Schapiro had moved to Valencia, California in 1969, a move that was necessitated once again by a career opportunity for Brach, who was invited to become the founding dean of the School of Art at California Institute of the Arts. At CalArts, Schapiro met Judy Chicago, and they co-founded the Feminist Art Program there in 1971. Since 1967, Schapiro had been painting variations on the form of an overlapping or interlocking O and X. Big Ox (1967), Side Ox (1968), and Fallen Ox (1969-70) all feature this motif, but each is painted from a different perspective so that we view the image frontally, from the side, and from an extreme angle. The form in Keyhole is a variation on the OX form, a theme that Schapiro explored in the search for a way to paint that would reconcile her identities as “woman” and as “artist.” Like Chicago, Schapiro developed what both artists referred to as “central core” compositions that were intended as a yonic counterpoint to conventionally “masculine” imagery that emerged from the male-dominated art world. Keyhole is a significant moment in the burgeoning conversation around aesthetics and feminism in the first years of the 1970s.

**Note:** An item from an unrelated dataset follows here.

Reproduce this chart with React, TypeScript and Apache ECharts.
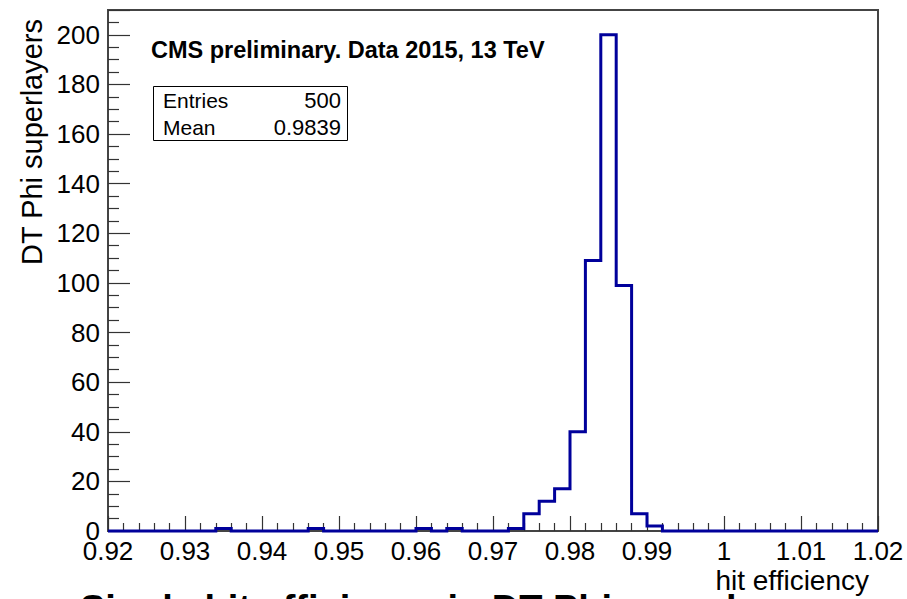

As Schapiro developed her ideas within her paintings, she became one of the foremost figures in the feminist art movement. Her use of “femmage”—a term Schapiro coined to describe collage that addressed the female experience of the world—also made her a prominent voice in Pattern and Decoration. Looking back at Schapiro’s use of computers in the 1960s, her early direct participation in second wave feminism, and her pioneering femmage works, Schapiro was continually ahead of her time.

Miriam Schapiro was born in Toronto, Canada in 1923 and died in Hampton Bays, New York in 2015. She received a Bachelor of Arts (1945), Master of Arts (1946), and Master of Fine Arts (1949) from the State University of Iowa in Iowa City and was the co-founder with Judy Chicago of the Feminist Art Program at California Institute of the Arts in Valencia, California in 1971. In addition to numerous one-person exhibitions of her work, traveling retrospective exhibitions have been organized by the Vassar College Gallery, Poughkeepsie, NY (1980); Heckscher Museum of Art, Huntington, NY (2000); Lowe Art Museum, University of Miami, Miami, FL (2001); and the University of Iowa Museum of Art, Iowa City, IA (2002). Schapiro has been included in thematic exhibitions around the world and co-organized the groundbreaking exhibition Womanhouse in 1972. In March 2018, the Museum of Arts and Design in New York will present Surface/Depth: The Decorative after Miriam Schapiro, a critical assessment of Schapiro’s legacy in contemporary art. Schapiro is the recipient of awards such as the Visual Artist Fellowship from the National Endowment of the Arts, the John Simon Guggenheim Memorial Foundation Fellowship, and honorary doctorates from College of Wooster, Wooster, OH; California College of Arts and Crafts, Oakland, CA; Lawrence University, Appleton, WI; Minneapolis College of Art and Design, Minneapolis, MN; Miami University, Oxford, OH; and Moore College of Art, Philadelphia, PA. In 2006, the Miriam Schapiro Archives for Women Artists was established at Rutgers University. Schapiro’s work is in public collections including the Brooklyn Museum of Art, Brooklyn, NY; Hirshhorn Museum and Sculpture Garden, Washington, DC; The Jewish Museum, New York, NY; Los Angeles County Museum of Art, Los Angeles, CA; Metropolitan Museum of Art, New York, NY; Museum of Contemporary Art, San Diego, CA; Museum of Fine Arts, Boston, MA; Museum of Modern Art, New York, NY; National Gallery of Art, Washington, DC; National Museum of American Art, Smithsonian Institution, Washington, DC; National Museum of Women in the Arts, Washington, DC; and the Whitney Museum of American Art, New York, NY.